Eszter’s post on physicists doing social network theory raises the issue of ‘reinventing the wheel’. In this case, the physicists are breathlessly announcing results that sociologists have known about for years.
That’s obviously silly, but I don’t think reinventing the wheel is entirely a bad thing. Whenever I start on a new research topic, I like to spend a bit of time thinking about the issues on the basis of first principles, before I start reading the literature to see what others have done. The benefit of this is not that you’re likely to discover anything fundamentally new, but that it makes it easier to see what is central to the literature and what’s merely the accidental result of its development history (Professor X, the founder of the field, stressed assumption A, so all subsequent writers pay homage to it, and so on). Of course, this is only useful if you can subsequently engage with the existing literature.

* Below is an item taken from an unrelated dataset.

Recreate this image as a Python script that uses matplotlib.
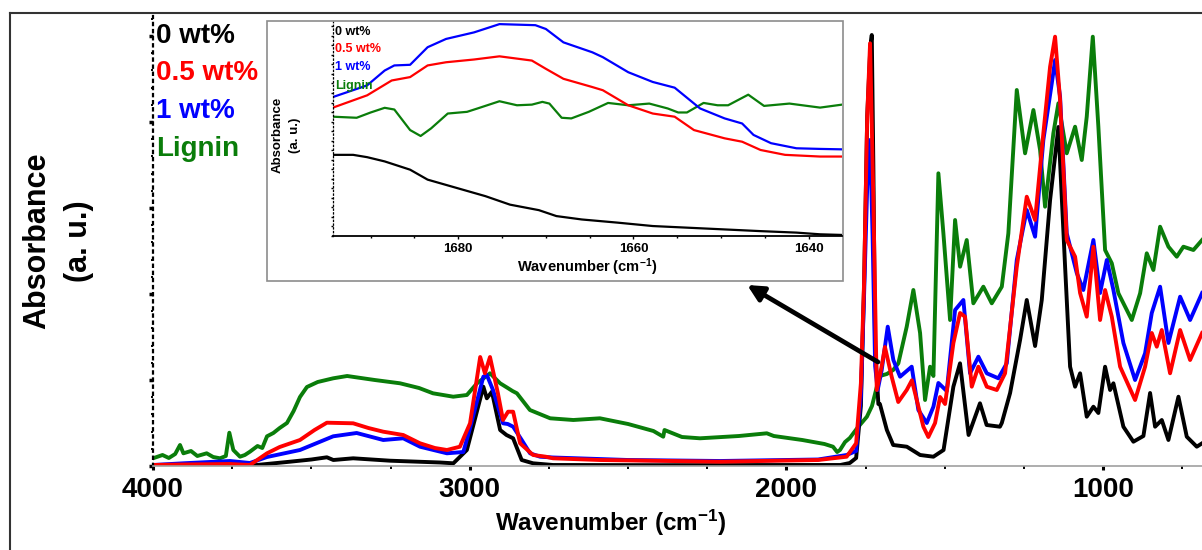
import matplotlib
matplotlib.use("Agg")
import matplotlib.pyplot as plt
from matplotlib.ticker import MultipleLocator, FixedLocator, NullFormatter
from matplotlib.patches import Rectangle
from matplotlib.lines import Line2D

plt.rcParams["font.family"] = ["Liberation Sans", "DejaVu Sans"]
plt.rcParams["mathtext.fontset"] = "custom"
plt.rcParams["mathtext.rm"] = "Liberation Sans"
plt.rcParams["mathtext.bf"] = "Liberation Sans:bold"
plt.rcParams["mathtext.default"] = "bf"

# ---- main spectrum (wavenumber in cm-1, absorbance in arbitrary units) ----
black_x = [4000, 3800, 3672.6, 3567.4, 3500, 3451, 3430.6, 3368, 3251.7, 3093.8, 3051.7, 3009,
           2957, 2946, 2930, 2904, 2884, 2863, 2836, 2800, 2737, 2400, 2000, 1830,
           1800, 1780, 1765, 1755, 1745, 1735, 1730.6, 1725.6, 1720.2, 1709.8, 1705, 1683, 1663, 1620,
           1578, 1536, 1504, 1473, 1452, 1425, 1389, 1368, 1326,
           1320.1, 1293.9, 1262.4, 1241.3, 1215, 1193.9, 1167.6, 1141.4, 1120.2, 1104.5, 1088.7, 1072.9,
           1051.9, 1030.9, 1015.2, 994, 978.2, 967.7, 936.2, 904.6, 873, 851.9, 836.1, 815, 794, 762.4,
           736.1, 704.5, 687.7]
black_y = [0.5, 0.8, 1, 4.3, 6.5, 8.7, 6, 7.7, 5.3, 3.5, 2.7, 16,
           79.3, 67.7, 74.3, 36, 31, 27.7, 6, 2.7, 1, 0.8, 1, 1,
           3, 8, 60, 180, 350, 420, 431, 300, 120, 62, 62, 36, 21, 19.3,
           11, 9.3, 16, 79.3, 102.7, 31, 62.7, 41, 39.3,
           43, 73, 126, 166, 120, 166, 266, 339, 199, 99.3, 79.3, 92.7,
           49.3, 59.3, 53, 99.3, 76, 82.7, 39.3, 24.3, 30, 73, 39.3, 46, 26, 69.3,
           29.3, 19.3, 22.7]

red_x = [4000, 3904, 3756.9, 3694, 3640, 3600, 3536, 3490, 3451, 3368, 3320, 3273,
         3210, 3157, 3110, 3072, 3031, 2999, 2967, 2952, 2936, 2911, 2895, 2879,
         2863, 2841, 2800, 2760, 2737, 2589, 2209.7, 1900, 1810, 1780, 1765, 1755,
         1745, 1736, 1725.6, 1714.9, 1699.3, 1689, 1667.8, 1647, 1620.3, 1604, 1567.7, 1552,
         1530.8, 1515, 1499.2, 1472.9, 1451.8, 1436.1, 1414.9, 1394, 1367.5, 1335.9, 1309.8, 1272.8,
         1241.3, 1215, 1188.9, 1167.6, 1151.9, 1136.1, 1115, 1088.7, 1072.9, 1051.9, 1030.9, 1009.8,
         994, 972.8, 946.6, 899.3, 867.7, 846.6, 830.8, 815, 788.8, 757.1, 725.6, 687.7]
red_y = [1, 1.5, 2, 1, 12.7, 19, 26, 36, 43.3, 42.7, 38, 34.3,
         31, 22.7, 18, 16, 19.3, 42.7, 109, 92.7, 109, 72.7, 46, 54.3,
         54.3, 22.7, 11, 9.3, 7.7, 6, 4.3, 6, 9.3, 22.7, 82.7, 182.7,
         350, 422.7, 266, 76, 100, 119, 89.3, 64, 76, 85.7, 39.3, 29,
         43, 69, 62, 123, 153, 149.3, 79.3, 99.3, 79.3, 76, 92.7, 199.3,
         269.3, 246, 332.7, 399.3, 429.3, 366, 226, 209.3, 173, 149.3, 219.3, 146,
         176, 149.3, 99.3, 66, 99.3, 133, 119.3, 136, 92.7, 136, 106, 133]

blue_x = [4000, 3904, 3756.9, 3694, 3640, 3536, 3431, 3357, 3273, 3210, 3157, 3072,
          3020.2, 2999, 2957, 2946, 2926.5, 2895, 2880, 2863, 2835.8, 2809.6, 2778, 2737,
          2500, 2209.7, 1900, 1810, 1780, 1765, 1755, 1745, 1736, 1728, 1720, 1712, 1699.3, 1680.2,
          1662.5, 1641.3, 1604.6, 1583.5, 1557, 1536, 1520.3, 1493.9, 1467.6, 1441.4, 1420.3, 1394,
          1367.5, 1330.9, 1304.4, 1272.8, 1241.3, 1215, 1188.9, 1162.3, 1151.9, 1136.1, 1115, 1083.4,
          1062.6, 1030.9, 1009.8, 988.6, 967.7, 936.2, 899.3, 867.7, 846.6, 820.3, 794, 757.1, 725.6,
          687.7]
blue_y = [1, 2.7, 5, 3, 9, 16, 29.7, 33, 26, 27.7, 19.3, 12.7,
          14, 38, 89.3, 91, 76, 42.7, 42, 39.3, 26, 12.7, 9.3, 8.5,
          6, 5, 6.5, 11, 15, 70, 170, 280, 326, 230, 100, 76, 96, 139.3,
          106, 89.3, 99.3, 56, 43, 59.3, 83, 75, 156, 166, 92.7, 109.3,
          92.7, 87.7, 102.7, 206, 256, 229.3, 326, 382.7, 406, 369.3, 232.7, 193,
          176, 226, 173, 206, 176, 123, 86, 112.7, 153, 179.3, 123, 169.3, 146,
          173]

green_x = [4000, 3970, 3950, 3930, 3914.7, 3904, 3880, 3860, 3830.5, 3810, 3788.4, 3770, 3759, 3746.4,
           3725.3, 3710, 3694, 3670, 3655, 3640, 3620, 3600, 3577, 3556, 3536, 3514, 3480, 3431,
           3387, 3300, 3220, 3160, 3116, 3052, 3009, 2977, 2936, 2904, 2880, 2865, 2851, 2810,
           2746, 2673, 2589, 2500, 2420, 2389, 2385, 2330, 2273, 2150, 2062, 2040, 1950, 1880, 1853,
           1840, 1831, 1815, 1800, 1777, 1746, 1730, 1714, 1705, 1683, 1663,
           1646.7, 1620.3, 1599.3, 1578.1, 1562.4, 1546.6, 1536,
           1520.3, 1504.5, 1483.4, 1467.6, 1451.8, 1430.8, 1409.9, 1378.3, 1351.8, 1320.1, 1299.4,
           1272.8, 1246.6, 1220.3, 1199.2, 1183.5, 1157.3, 1141.4, 1115, 1088.7, 1067.6, 1051.9, 1032.8,
           1015.2, 994, 972.8, 951.9, 909.7, 883.4, 862.4, 841.5, 820.3, 794, 767.7, 746.7, 715.1, 687.7]
green_y = [7.7, 11, 8, 12, 21, 12.7, 15, 10, 12.7, 9, 7.7, 10, 33.3, 16,
           9.3, 11, 14.3, 20, 18, 29.7, 33, 38, 43, 55, 69, 79, 84, 87.7,
           90, 86, 82.7, 78, 72.7, 69.3, 71, 82.7, 92.7, 82.7, 78, 75, 72.7, 56,
           47.7, 46, 47.7, 42, 35, 29.3, 36, 29, 27.7, 30, 32.7, 30, 26, 22, 19.3,
           14, 16, 24, 28, 37.7, 49.3, 60, 80, 90, 92, 96,
           102.7, 139.3, 176, 133, 66, 99.3, 90,
           292.7, 232.7, 146, 246, 199.3, 226, 162.7, 179.3, 162.7, 179.3, 232.7,
           376, 312.7, 356, 316, 259.3, 332.7, 362.7, 312.7, 339.3, 306, 349.3, 429.3,
           339.3, 216, 202.7, 172.7, 146, 172.7, 212.7, 196, 239.3, 219.3, 209.3, 219.3, 216, 226]

# ---- inset: 1694-1636 cm-1 zoom ----
in_black_x = [1694.3, 1692.0, 1690.4, 1688.4, 1685.5, 1683.5, 1680.2, 1676.9, 1674.1, 1670.8, 1668.8,
              1665.9, 1661.8, 1657.8, 1653.7, 1649.6, 1645.5, 1641.4, 1638.7, 1636.2]
in_black_y = [38.3, 38.3, 37.2, 35.2, 31.3, 26.6, 22.7, 18.8, 14.8, 12.2, 9.4,
              7.8, 6.3, 4.7, 3.9, 3.1, 2.3, 1.6, 0.8, 0.5]

in_red_x = [1694.3, 1690.4, 1687.6, 1685.5, 1683.5, 1681.4, 1678.2, 1675.3, 1671.6, 1670.0, 1668.0,
            1664.7, 1663.5, 1660.6, 1657.8, 1655.3, 1653.1, 1649.6, 1647.6, 1645.5, 1642.7, 1638.7, 1636.2]
in_red_y = [60.6, 66.4, 73.4, 75.0, 80.5, 82.0, 83.3, 84.8, 82.8, 78.9, 74.2,
            70.3, 68.8, 61.7, 57.8, 56.3, 50.0, 46.1, 44.5, 40.6, 38.3, 37.5, 37.5]

in_blue_x = [1694.3, 1690.4, 1688.4, 1687.3, 1685.5, 1683.5, 1681.4, 1678.2, 1675.3, 1671.2, 1670.0,
             1668.0, 1664.7, 1663.5, 1660.6, 1657.8, 1655.3, 1652.4, 1649.6, 1647.6, 1646.3, 1644.3,
             1641.4, 1638.7, 1636.2]
in_blue_y = [65.6, 71.1, 78.1, 80.5, 80.8, 89.1, 93.0, 96.1, 100, 99.5, 97.7,
             91.4, 86.7, 84.4, 77.3, 72.7, 70.0, 60.2, 55.5, 53.1, 47.7, 43.8,
             41.4, 41.1, 40.9]

in_green_x = [1694.3, 1691.6, 1690.0, 1688.4, 1687.3, 1685.5, 1684.3, 1683.1, 1681.2, 1679.0, 1677.8,
              1675.3, 1673.3, 1671.6, 1670.4, 1669.6, 1668.2, 1667.1, 1665.1, 1662.9, 1660.6, 1658.2,
              1656.1, 1654.9, 1653.9, 1652.0, 1650.4, 1649.2, 1646.9, 1645.1, 1642.2, 1638.7, 1636.2]
in_green_y = [56.3, 55.8, 58.3, 60.5, 59.7, 50.0, 47.2, 50.8, 57.8, 58.6, 60.2,
              63.6, 61.7, 62.0, 63.3, 62.5, 55.8, 55.5, 58.6, 62.8, 61.7, 62.5,
              60.2, 58.3, 58.3, 62.8, 61.7, 61.7, 66.7, 61.4, 62.5, 60.6, 62.0]

labels = ["0 wt%", "0.5 wt%", "1 wt%", "Lignin"]
colors = ["#000000", "#ff0000", "#0000ff", "#0a7d0a"]

main_series = [(black_x, black_y), (red_x, red_y), (blue_x, blue_y), (green_x, green_y)]
inset_series = [(in_black_x, in_black_y), (in_red_x, in_red_y), (in_blue_x, in_blue_y),
                (in_green_x, in_green_y)]

arrow_tail = (1711, 104)
arrow_head = (2124, 181)

W, H = 1202, 550
fig = plt.figure(figsize=(W / 100, H / 100), dpi=100)

# outer frame (left and top edges visible)
fig.add_artist(Line2D([10 / W, 10 / W], [0, 1 - 13 / H], transform=fig.transFigure, color="#333333", lw=1.5))
fig.add_artist(Line2D([10 / W, 1], [1 - 13 / H, 1 - 13 / H], transform=fig.transFigure, color="#333333", lw=1.5))

ax = fig.add_axes([153 / W, 1 - 466 / H, 1 - 153 / W, 450 / H])
# green at the back, red on top
for idx in [3, 0, 2, 1]:
    x, y = main_series[idx]
    ax.plot(x, y, color=colors[idx], lw=2.8, solid_joinstyle="round")

ax.set_xlim(4000, 688)
ax.set_ylim(0, 450)
ax.spines["top"].set_visible(False)
ax.spines["right"].set_visible(False)
ax.spines["left"].set_linestyle((0, (1, 2.2)))
ax.spines["left"].set_linewidth(1.6)
ax.spines["bottom"].set_color("#a0a0a0")
ax.spines["bottom"].set_linewidth(1.2)

ax.xaxis.set_major_locator(FixedLocator([4000, 3000, 2000, 1000]))
ax.xaxis.set_minor_locator(MultipleLocator(250))
ax.yaxis.set_major_locator(MultipleLocator(86))
ax.yaxis.set_minor_locator(MultipleLocator(17.2))
ax.yaxis.set_major_formatter(NullFormatter())
ax.tick_params(axis="x", which="major", length=3, width=2.2, pad=5, labelsize=20)
ax.tick_params(axis="x", which="minor", length=2, width=1.4)
ax.tick_params(axis="y", which="major", length=3, width=2.5)
ax.tick_params(axis="y", which="minor", length=1.5, width=1.4)
for t in ax.get_xticklabels():
    t.set_fontweight("bold")

for i, lab in enumerate(labels):
    ax.text(0.003, [0.955, 0.873, 0.789, 0.705][i], lab, transform=ax.transAxes, color=colors[i],
            fontsize=20, fontweight="bold", va="center", ha="left")

ax.annotate("", xy=arrow_head, xytext=arrow_tail,
            arrowprops=dict(arrowstyle="-|>", lw=3.4, color="black", mutation_scale=24, shrinkA=0, shrinkB=0),
            zorder=5)

fig.text(58 / W, 1 - 241 / H, "Absorbance\n(a. u.)", rotation=90, ha="center", va="center",
         multialignment="center", fontsize=22, fontweight="bold", linespacing=1.5)
fig.text(611 / W, 1 - 523 / H, r"Wavenumber (cm$^{-1}$)", ha="center", va="center",
         fontsize=17.5, fontweight="bold")

# inset frame and axes
fig.add_artist(Rectangle((267 / W, 1 - 281 / H), 576 / W, 260 / H, transform=fig.transFigure,
                         facecolor="white", edgecolor="#8c8c8c", lw=1.2, zorder=3))
axin = fig.add_axes([333 / W, 1 - 236 / H, 509 / W, 214 / H])
axin.set_zorder(4)
for idx in [3, 0, 1, 2]:
    x, y = inset_series[idx]
    axin.plot(x, y, color=colors[idx], lw=1.6)
axin.set_xlim(1694.3, 1636.2)
axin.set_ylim(0, 101)
axin.spines["top"].set_visible(False)
axin.spines["right"].set_visible(False)
axin.spines["left"].set_linestyle((0, (1, 2)))
axin.spines["left"].set_linewidth(0.9)
axin.spines["bottom"].set_linewidth(1.3)
axin.xaxis.set_major_locator(FixedLocator([1680, 1660, 1640]))
axin.xaxis.set_minor_locator(MultipleLocator(5))
axin.yaxis.set_major_locator(MultipleLocator(4.5))
axin.yaxis.set_major_formatter(NullFormatter())
axin.tick_params(axis="x", which="major", length=2, width=1, pad=3, labelsize=9.5)
axin.tick_params(axis="x", which="minor", length=1.5, width=1)
axin.tick_params(axis="y", which="major", length=1.5, width=1)
for t in axin.get_xticklabels():
    t.set_fontweight("bold")
axin.set_xlabel(r"Wavenumber (cm$^{-1}$)", fontsize=10.5, fontweight="bold", labelpad=1)
for i, lab in enumerate(labels):
    axin.text(0.004, [0.953, 0.874, 0.79, 0.70][i], lab, transform=axin.transAxes, color=colors[i],
              fontsize=9, fontweight="bold", va="center", ha="left")
fig.text(286 / W, 1 - 135 / H, "Absorbance\n(a. u.)", rotation=90, ha="center", va="center",
         multialignment="center", fontsize=9.5, fontweight="bold", linespacing=1.6, zorder=5)

fig.savefig("out.png", dpi=100)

My short summary “By all means have a go at reinventing the wheel, but don’t try to patent it[1]”
fn1. Apart from anything else, this guy has already done it
Update As James Farrell reminds me over at my blog, I’m reinventing my own wheel here.
{ 5 comments }
bob 05.20.05 at 10:30 am
A number of years ago Stephen Jay Gould commented that he had had lunch with Feynman, who proceded to tell him a number of results that he had derived in theoretical evolutionary biology. Some of Feynman’s results were quite important, others rather minor, but all of them were already well-known to biologists. Feynman never liked to read what other people had done, he always liked (like John Quiggin, or Fermi for that matter) to derive things from first principles for himself. But he would not have published his results without checking first — in this case with Gould — to see if they were worth publishing!
anonymous 05.20.05 at 11:36 am
Isn’t it odd, though, that no important physics results are ever produced (or perhaps even reproduced) by amateurs from biology or social science? The asymmetry is striking.
Feynman apparently obtained an important *experimental* result in molecular biology while on “vacation” (sabbatical) in a lab across campus at Caltech. He was also the father of quantum computing and made contributions to parallel computing as a consultant to Thinking Machines.
Wally Gilbert, trained as a theoretical physicist, won the Nobel prize for work in molecular biology and co-founded Biogen. Eric Lander, whose PhD is in math, is head of the Whitehead at MIT and played a leading role in the human genome project. Andrew Yao (PhD, theoretical physics) won the Turing prize in CS. Donald Knuth (of TeX and Art of Computer Programming fame, also a Turing winner) was a Caltech PhD in math, with undergrad degree in physics. There are too many examples of this kind to list…
Some fields attract far more human capital than can be readily deployed. Physics and math are two examples. (A lot of really smart kids want to be the next Einstein or Feynman…) Other disciplines generally benefit from the talent and insights of migrating physicists and mathematicians. Despite the grumbling of insular locals, the benefits to science are unquestionable.
bob 05.20.05 at 3:51 pm
However, chemists have made major contributions to physics: Lars Onsager, for example, or Richard C. Tolman (who switched over completely to cosmology and general relativity; allegedly, having worked on the reaction kinetics of nitrogen oxides — a very messy field — he said that “chemistry is too hard”).
luci phyrr 05.20.05 at 4:27 pm
Yeah, but I’d like to see the average physicist try to complete a standard MBA program!
Seriously though, I once dated a physicist, and was his brain ever HUGE! And boy did he know how to use it!
bob 05.21.05 at 8:35 am
By the way, it is never a good idea to claim that “no important results are ever produced…” by whomever — some historian may just come up with a counterexample! Not quite a counterexample, but the introduction of probability theory into the kinetic theory of gases came by way of the social sciences: Maxwell introduced the “theory of errors” into the kinetic theory of gases, and thus into statistical mechanics, as a direct result of having read John Herschel’s review of Quetelet.